Sports Media

The CFL did not just renew TV rights. It rebuilt the anchor-and-reach model.

Bell Media keeps the Canadian mass-reach role. The bigger signal is the rights architecture around it: a mid-market league protecting its tentpole broadcaster while widening the top of the funnel outside the home market.

Illustrative image for Field Signal coverage of CFL

The sharp read on the CFL’s new media agreements is not “football rights are valuable.” The sharper read is that the league is choosing a rights stack built around one domestic anchor and additional distribution lanes, rather than a single all-or-nothing broadcast dependency.

Reported facts first: the Canadian Football League announced six-year media agreements beginning in 2027 and running through 2032. Bell Media remains the majority broadcaster and the home of the Grey Cup. The league also pointed to global sports distribution partnerships as part of the package.

That structure matters because the sports ad market is rewarding scarcity. Sportico reported that sports TV advertising is on pace to approach $25 billion by 2027, with live sports functioning as one of television’s remaining mass-reach products. For a league like the CFL, the commercial question is not simply who pays the largest rights fee. It is who can sell national reach, who can expose the product internationally, and who can package the league’s highest-value moments without breaking the domestic economics.

Field Signal inference: Bell Media’s role is the stabilizer. The Grey Cup is the league’s premium Canadian media asset, and keeping that tentpole with a majority broadcaster preserves the familiar sales motion: linear reach, national advertiser packaging, shoulder programming, and a predictable promotional home for the season. That is the cash-flow layer.

The global distribution layer is different. It is less about replacing Bell and more about making the CFL easier to find outside Canada. That can mean incremental audience discovery, better packaging for international fans, and more surface area for clips, highlights, betting-adjacent content, fantasy products, and sponsor inventory. The league does not need every overseas viewer to become a full-season customer for the strategy to work. It needs more markets where the CFL is available, legible, and sellable.

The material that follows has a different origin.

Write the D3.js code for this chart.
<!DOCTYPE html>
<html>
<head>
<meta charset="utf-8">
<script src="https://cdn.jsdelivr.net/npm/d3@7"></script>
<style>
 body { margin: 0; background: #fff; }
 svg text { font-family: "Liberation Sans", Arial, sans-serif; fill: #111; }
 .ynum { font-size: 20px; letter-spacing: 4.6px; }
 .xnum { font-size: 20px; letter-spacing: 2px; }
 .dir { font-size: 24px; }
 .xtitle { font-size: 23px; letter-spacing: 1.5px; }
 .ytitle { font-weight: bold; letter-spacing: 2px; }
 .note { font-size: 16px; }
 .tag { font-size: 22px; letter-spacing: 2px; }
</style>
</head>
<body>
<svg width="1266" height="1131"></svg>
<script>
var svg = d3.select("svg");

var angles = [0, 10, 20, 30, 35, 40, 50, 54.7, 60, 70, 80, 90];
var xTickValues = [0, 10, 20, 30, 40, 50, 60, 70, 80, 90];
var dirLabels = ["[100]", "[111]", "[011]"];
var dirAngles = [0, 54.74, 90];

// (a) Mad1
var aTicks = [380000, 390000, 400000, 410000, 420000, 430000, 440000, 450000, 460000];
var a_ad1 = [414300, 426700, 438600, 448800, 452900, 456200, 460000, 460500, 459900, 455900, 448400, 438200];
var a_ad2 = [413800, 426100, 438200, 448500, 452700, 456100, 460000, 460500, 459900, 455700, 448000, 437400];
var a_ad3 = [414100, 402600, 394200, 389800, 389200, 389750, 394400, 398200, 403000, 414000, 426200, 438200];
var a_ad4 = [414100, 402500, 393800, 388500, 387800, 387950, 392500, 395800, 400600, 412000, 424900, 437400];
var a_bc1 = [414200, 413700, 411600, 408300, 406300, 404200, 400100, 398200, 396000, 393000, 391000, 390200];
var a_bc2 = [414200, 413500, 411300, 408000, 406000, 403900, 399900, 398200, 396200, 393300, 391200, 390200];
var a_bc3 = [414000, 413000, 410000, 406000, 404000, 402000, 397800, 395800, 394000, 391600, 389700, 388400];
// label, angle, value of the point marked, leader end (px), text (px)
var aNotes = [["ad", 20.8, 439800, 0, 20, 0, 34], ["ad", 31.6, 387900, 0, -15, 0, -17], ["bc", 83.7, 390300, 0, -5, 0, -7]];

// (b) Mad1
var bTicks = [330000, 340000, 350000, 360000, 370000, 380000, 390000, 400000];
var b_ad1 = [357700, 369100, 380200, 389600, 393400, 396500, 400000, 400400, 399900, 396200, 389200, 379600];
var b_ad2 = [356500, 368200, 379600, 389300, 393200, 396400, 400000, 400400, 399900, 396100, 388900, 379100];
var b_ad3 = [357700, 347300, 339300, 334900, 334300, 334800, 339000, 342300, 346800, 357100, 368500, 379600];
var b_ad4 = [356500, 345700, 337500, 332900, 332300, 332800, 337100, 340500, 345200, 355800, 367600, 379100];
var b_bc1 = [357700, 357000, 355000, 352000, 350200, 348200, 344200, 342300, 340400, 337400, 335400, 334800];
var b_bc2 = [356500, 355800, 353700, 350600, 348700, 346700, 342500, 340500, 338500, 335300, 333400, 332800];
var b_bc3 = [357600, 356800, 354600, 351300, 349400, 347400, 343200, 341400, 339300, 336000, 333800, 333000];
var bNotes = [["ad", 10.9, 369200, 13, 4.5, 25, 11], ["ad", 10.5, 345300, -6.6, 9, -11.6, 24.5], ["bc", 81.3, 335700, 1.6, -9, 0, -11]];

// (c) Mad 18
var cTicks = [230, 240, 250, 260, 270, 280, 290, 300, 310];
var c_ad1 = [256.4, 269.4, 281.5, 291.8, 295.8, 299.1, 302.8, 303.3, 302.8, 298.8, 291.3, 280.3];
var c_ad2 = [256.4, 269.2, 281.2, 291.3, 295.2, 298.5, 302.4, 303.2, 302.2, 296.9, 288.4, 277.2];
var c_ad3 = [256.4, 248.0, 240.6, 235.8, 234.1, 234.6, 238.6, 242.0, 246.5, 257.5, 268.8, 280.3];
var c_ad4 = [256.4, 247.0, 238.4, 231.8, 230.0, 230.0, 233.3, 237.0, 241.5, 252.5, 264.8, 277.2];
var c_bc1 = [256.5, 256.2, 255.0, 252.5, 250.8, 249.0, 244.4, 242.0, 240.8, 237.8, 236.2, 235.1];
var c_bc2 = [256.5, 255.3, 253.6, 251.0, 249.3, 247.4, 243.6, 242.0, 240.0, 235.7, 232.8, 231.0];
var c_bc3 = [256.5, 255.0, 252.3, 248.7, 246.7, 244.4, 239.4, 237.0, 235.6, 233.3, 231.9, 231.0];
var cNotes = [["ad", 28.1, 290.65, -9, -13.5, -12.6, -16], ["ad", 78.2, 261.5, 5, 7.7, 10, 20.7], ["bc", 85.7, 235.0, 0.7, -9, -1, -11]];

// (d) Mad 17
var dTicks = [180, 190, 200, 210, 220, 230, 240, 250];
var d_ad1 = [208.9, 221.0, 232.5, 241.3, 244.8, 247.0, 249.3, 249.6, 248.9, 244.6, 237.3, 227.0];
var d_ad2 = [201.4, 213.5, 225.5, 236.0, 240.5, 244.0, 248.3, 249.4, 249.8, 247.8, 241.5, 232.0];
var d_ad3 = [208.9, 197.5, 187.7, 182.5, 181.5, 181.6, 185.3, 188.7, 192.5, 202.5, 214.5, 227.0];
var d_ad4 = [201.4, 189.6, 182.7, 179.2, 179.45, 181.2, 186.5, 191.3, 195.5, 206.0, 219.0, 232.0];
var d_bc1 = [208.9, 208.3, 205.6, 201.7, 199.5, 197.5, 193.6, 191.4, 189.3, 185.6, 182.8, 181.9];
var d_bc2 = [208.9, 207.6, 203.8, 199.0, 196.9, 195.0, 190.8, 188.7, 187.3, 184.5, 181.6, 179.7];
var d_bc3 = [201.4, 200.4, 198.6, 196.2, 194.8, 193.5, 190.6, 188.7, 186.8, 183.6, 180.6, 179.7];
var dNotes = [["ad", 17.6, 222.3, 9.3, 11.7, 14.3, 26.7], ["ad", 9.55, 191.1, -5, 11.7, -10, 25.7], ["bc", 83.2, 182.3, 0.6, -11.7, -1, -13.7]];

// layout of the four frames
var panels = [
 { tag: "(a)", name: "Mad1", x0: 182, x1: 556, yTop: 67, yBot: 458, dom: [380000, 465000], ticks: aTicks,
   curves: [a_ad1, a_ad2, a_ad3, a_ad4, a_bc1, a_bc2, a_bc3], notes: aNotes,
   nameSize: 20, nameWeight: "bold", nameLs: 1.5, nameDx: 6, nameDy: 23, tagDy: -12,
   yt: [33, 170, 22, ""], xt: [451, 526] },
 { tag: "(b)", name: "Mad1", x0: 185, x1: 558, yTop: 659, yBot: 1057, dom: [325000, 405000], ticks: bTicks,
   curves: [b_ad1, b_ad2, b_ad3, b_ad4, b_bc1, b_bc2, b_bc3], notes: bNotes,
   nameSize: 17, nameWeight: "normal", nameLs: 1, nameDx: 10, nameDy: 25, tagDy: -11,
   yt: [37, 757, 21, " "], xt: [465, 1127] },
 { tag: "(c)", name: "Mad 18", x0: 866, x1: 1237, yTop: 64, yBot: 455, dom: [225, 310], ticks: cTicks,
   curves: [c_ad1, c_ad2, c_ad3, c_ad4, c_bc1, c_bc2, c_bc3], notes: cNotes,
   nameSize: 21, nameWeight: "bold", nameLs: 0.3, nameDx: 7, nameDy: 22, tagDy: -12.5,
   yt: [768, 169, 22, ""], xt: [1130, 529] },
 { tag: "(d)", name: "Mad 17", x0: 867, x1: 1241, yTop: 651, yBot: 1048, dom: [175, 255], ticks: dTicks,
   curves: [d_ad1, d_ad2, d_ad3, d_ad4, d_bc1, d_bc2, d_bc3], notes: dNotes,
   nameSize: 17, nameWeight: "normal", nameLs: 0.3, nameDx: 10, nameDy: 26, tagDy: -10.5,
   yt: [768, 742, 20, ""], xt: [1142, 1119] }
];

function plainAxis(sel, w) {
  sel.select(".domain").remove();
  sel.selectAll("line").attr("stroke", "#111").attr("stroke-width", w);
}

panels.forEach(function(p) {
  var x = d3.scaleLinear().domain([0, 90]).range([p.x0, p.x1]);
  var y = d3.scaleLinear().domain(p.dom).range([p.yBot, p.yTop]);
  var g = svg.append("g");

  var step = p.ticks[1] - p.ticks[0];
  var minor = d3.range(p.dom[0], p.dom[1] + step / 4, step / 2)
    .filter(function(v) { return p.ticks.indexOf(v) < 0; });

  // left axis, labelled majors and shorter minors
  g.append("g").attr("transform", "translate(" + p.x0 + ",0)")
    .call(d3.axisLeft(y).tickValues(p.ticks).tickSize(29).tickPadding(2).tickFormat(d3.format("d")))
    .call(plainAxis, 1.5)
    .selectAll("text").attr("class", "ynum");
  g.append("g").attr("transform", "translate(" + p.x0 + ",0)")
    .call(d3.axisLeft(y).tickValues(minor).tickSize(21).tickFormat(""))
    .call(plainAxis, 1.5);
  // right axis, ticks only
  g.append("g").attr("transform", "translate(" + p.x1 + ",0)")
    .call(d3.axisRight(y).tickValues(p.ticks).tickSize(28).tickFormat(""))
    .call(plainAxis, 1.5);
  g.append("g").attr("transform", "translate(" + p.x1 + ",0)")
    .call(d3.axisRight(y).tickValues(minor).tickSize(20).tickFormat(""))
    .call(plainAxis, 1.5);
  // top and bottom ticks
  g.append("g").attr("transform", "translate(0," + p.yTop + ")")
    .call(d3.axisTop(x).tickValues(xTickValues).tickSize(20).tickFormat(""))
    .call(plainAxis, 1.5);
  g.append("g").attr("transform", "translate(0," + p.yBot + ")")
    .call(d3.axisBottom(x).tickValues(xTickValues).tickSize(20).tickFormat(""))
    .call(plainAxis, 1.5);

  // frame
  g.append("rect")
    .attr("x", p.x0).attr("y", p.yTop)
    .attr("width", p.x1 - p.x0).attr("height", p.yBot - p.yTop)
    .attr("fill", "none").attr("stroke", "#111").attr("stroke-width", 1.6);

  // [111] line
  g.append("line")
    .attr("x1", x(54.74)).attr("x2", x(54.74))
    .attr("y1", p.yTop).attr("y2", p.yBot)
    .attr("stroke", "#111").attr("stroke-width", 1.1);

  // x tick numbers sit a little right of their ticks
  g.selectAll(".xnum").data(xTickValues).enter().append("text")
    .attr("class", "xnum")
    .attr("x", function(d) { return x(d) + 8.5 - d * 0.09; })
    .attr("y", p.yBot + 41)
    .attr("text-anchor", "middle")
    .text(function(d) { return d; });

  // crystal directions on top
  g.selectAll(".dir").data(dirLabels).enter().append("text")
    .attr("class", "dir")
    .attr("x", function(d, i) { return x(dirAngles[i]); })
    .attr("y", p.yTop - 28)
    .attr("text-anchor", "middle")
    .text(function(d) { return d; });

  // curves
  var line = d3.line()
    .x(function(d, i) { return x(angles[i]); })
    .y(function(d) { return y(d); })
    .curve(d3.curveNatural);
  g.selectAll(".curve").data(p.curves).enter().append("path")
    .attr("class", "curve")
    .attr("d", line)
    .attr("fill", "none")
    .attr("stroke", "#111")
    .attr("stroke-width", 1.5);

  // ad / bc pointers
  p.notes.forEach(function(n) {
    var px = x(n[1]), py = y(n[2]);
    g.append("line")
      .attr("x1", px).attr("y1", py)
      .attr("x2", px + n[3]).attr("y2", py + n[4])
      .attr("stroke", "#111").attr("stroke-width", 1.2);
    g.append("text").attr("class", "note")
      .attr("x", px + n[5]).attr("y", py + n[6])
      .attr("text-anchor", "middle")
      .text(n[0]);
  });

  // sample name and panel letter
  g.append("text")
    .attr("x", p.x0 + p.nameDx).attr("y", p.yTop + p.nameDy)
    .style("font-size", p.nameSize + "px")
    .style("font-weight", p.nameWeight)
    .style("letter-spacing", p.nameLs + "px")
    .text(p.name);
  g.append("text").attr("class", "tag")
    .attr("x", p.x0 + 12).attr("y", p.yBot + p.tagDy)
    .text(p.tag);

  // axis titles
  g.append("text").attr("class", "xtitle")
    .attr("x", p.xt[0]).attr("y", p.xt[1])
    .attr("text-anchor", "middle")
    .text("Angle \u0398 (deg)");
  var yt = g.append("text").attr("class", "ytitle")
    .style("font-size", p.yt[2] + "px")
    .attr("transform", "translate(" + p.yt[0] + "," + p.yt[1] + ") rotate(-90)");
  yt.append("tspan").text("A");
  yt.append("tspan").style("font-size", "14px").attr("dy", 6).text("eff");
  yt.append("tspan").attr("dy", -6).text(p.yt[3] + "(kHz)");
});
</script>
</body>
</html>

This is the rights-stack shift operators should watch: the first buyer still owns the core domestic customer relationship, but the league tries to avoid trapping the entire product inside that buyer’s distribution footprint. In the old model, a broadcaster’s reach defined the league’s addressable media market. In the newer model, the domestic broadcaster defines the monetization floor, while global partners expand the discovery ceiling.

The risk is operational complexity. More partners mean more windows, rights metadata, approval paths, blackout rules, highlight permissions, ad categories, and sponsor conflicts. A league can announce global distribution in a press release; converting that into durable revenue requires a rights operations layer that knows which feed, clip, sponsor, territory, and platform is cleared at any given moment.

That is where the CFL deal becomes useful as a builder memo. Mid-market leagues should not copy the NFL’s rights auction playbook. They should design for three jobs: protect the domestic tentpole, make the product discoverable in non-core markets, and maintain enough rights control to package clips, shoulder content, and sponsor integrations without renegotiating every use case.

The money consequence is straightforward. If sports advertising keeps concentrating around live inventory, domestic rights anchors retain leverage. But leagues that can add controlled global distribution around that anchor have another negotiating asset: proof that their product travels. That proof can show up later in sponsorship, international rights, merchandising, data products, and expansion conversations.

The CFL’s announcement is therefore not just a Canadian football media renewal. It is a small but clear example of how rights owners are moving from “sell the games” to “design the stack.” The broadcaster gets the core. The league keeps building optionality around the edges.

Why it matters

The next leverage point in sports media is not only rights fees. It is whether a league can preserve a premium domestic broadcast partner while adding enough controlled distribution to grow audience, sponsor inventory, and international proof points.

Builder angle

If you are building in sports media operations, the white space is rights orchestration: territory rules, clip permissions, sponsor exclusions, feed management, approvals, and performance reporting across broadcast and global distribution partners.

What to watch next

Watch whether the CFL’s global distribution creates measurable sponsor demand outside Canada, not just wider availability. Availability is distribution. Sell-through is the business.

Sources

  • CFL Press - CFL announcement of six-year media agreements beginning in 2027, with Bell Media as majority broadcaster and home of the Grey Cup alongside global distribution partnerships.
  • Sportico - Report that sports TV advertising is on pace to approach $25 billion by 2027 as live sports remain a mass-reach TV product.